What is Patagonia "deep pile"?

Deep pile refers to the original 1985-1992 Synchilla construction — a thick, high-loft polyester fleece that feels almost shearling-like compared to the thinner Synchilla and Better Sweater fabrics Patagonia uses today. The deep-pile Glissade and Retro-X pullovers from that era are the holy grail of the vintage Patagonia market. The pile depth, the chunky weight, and the dense fiber loft are what collectors are paying premium for — pieces in the original Tomato or Sage colorways with intact deep pile and clean color can clear $1,000+ on the right Saturday.

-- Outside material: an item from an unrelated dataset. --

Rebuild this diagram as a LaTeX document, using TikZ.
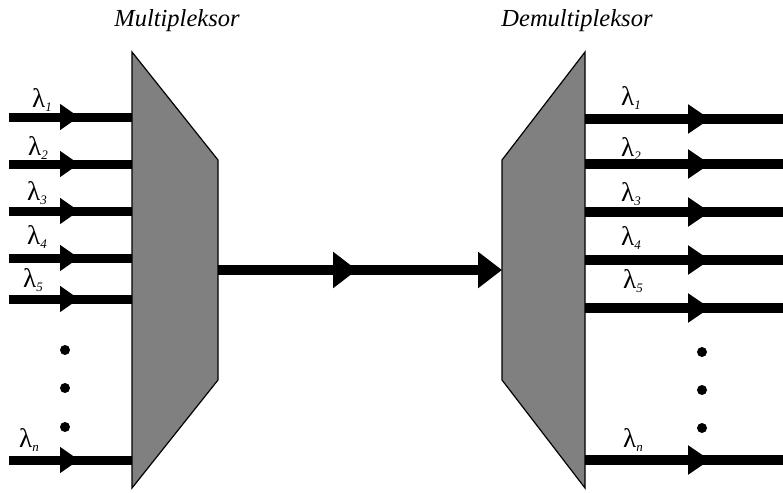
\documentclass[tikz,border=0pt]{standalone}
\usepackage{fontspec}
\setmainfont{Liberation Serif}
\usetikzlibrary{arrows.meta,decorations.markings,calc}
\definecolor{boxgray}{RGB}{128,128,128}
\newcommand{\lam}[1]{\fontsize{27}{27}\selectfont λ\raisebox{-0.3ex}{\fontsize{13}{13}\selectfont\itshape #1}}
\tikzset{
  devbox/.style={draw=none, inner sep=0pt, outer sep=0pt, minimum width=#1},
  devshape/.style={draw=black, line width=1.2pt, fill=boxgray, line join=miter},
  inarrow/.style={line width=9pt, postaction={decorate},
    decoration={markings, mark=at position 70pt with {\arrow{Triangle[length=19pt,width=25pt]}}}},
  outarrow/.style={line width=10pt, postaction={decorate},
    decoration={markings, mark=at position 125pt with {\arrow{Triangle[length=22pt,width=28pt]}}}},
  midarrow/.style={line width=10pt, -{Triangle[length=24pt,width=35pt]}, postaction={decorate},
    decoration={markings, mark=at position 139pt with {\arrow{Triangle[length=24pt,width=35pt]}}}},
  lamlabel/.style={inner sep=0pt, anchor=center},
  title/.style={inner sep=0pt, font=\fontsize{24.5}{24.5}\selectfont\itshape},
  dot/.style={fill=black}
}
\begin{document}
\begin{tikzpicture}[x=1pt, y=-1pt]
\useasboundingbox (0,0) rectangle (783,492);
% device bodies
\node[devbox=86pt, minimum height=436pt] (mux) at (175,270) {};
\node[devbox=83pt, minimum height=436pt] (demux) at (543.5,270) {};
\draw[devshape] (mux.north west) -- ($(mux.north east)+(0,108)$) -- ($(mux.south east)+(0,-108)$) -- (mux.south west) -- cycle;
\draw[devshape] (demux.north east) -- ($(demux.north west)+(0,108)$) -- ($(demux.south west)+(0,-108)$) -- (demux.south east) -- cycle;
% titles
\node[title] (tmux) at (177,21) {Multipleksor};
\node[title] (tdemux) at (577,21) {Demultipleksor};
% input start points
\coordinate (i1) at (9,117);
\coordinate (i2) at (9,164);
\coordinate (i3) at (9,211);
\coordinate (i4) at (9,258);
\coordinate (i5) at (9,299);
\coordinate (in) at (9,460);
\foreach \c in {i1,i2,i3,i4,i5,in}{
  \draw[inarrow] (\c) -- (mux.west |- \c);
}
% output end points
\coordinate (o1) at (783,119);
\coordinate (o2) at (783,164);
\coordinate (o3) at (783,212);
\coordinate (o4) at (783,260);
\coordinate (o5) at (783,308);
\coordinate (on) at (783,460);
\foreach \c in {o1,o2,o3,o4,o5,on}{
  \draw[outarrow] (demux.east |- \c) -- (\c);
}
% middle link
\draw[midarrow] (mux.east) -- (demux.west);
% labels left
\node[lamlabel] (l1) at (42,100) {\lam{1}};
\node[lamlabel] (l2) at (38,148) {\lam{2}};
\node[lamlabel] (l3) at (37,193) {\lam{3}};
\node[lamlabel] (l4) at (37,237) {\lam{4}};
\node[lamlabel] (l5) at (33,280) {\lam{5}};
\node[lamlabel] (ln) at (29,440) {\lam{n}};
% labels right
\node[lamlabel] (r1) at (631,98) {\lam{1}};
\node[lamlabel] (r2) at (631,149) {\lam{2}};
\node[lamlabel] (r3) at (631,194) {\lam{3}};
\node[lamlabel] (r4) at (631,238) {\lam{4}};
\node[lamlabel] (r5) at (633,281) {\lam{5}};
\node[lamlabel] (rn) at (633,440) {\lam{n}};
% dots
\foreach \y in {350,388,427}{ \fill[dot] (65,\y) circle (5pt); }
\foreach \y in {352,390,428}{ \fill[dot] (702,\y) circle (5pt); }
\end{tikzpicture}
\end{document}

Why are Retro-X pieces so collectible?

The Retro-X line ran in limited production through the 1990s and used the original deep-pile Synchilla construction with the distinctive sherpa-fleece face. Patagonia continues to sell a Retro-X today but the fabric construction, colorways, and tag era differ — collectors are specifically chasing the early-90s Tomato, Sage, and other tonal colorways with the deca or pentagonal tag. Limited original production plus the ongoing modern Retro-X line means the vintage premium has only widened over time. Tomato is the holy-grail colorway, sage and stonewash close behind.

Does Patagonia's Worn Wear repair program affect resale value?

The Worn Wear program (Patagonia's official repair and resale channel) and the vintage collector market have settled into separate price tiers. Worn Wear-repaired pieces — visible patches, replaced zippers, refurbished pulls — trade as functional outerwear at modest prices. Vintage collectors pay the premium for original, unmodified pieces with intact tags, intact dye, and untouched construction. A repaired deca-tag Snap-T is worth less than a clean one even if both function identically. The collector tier prices originality, not function.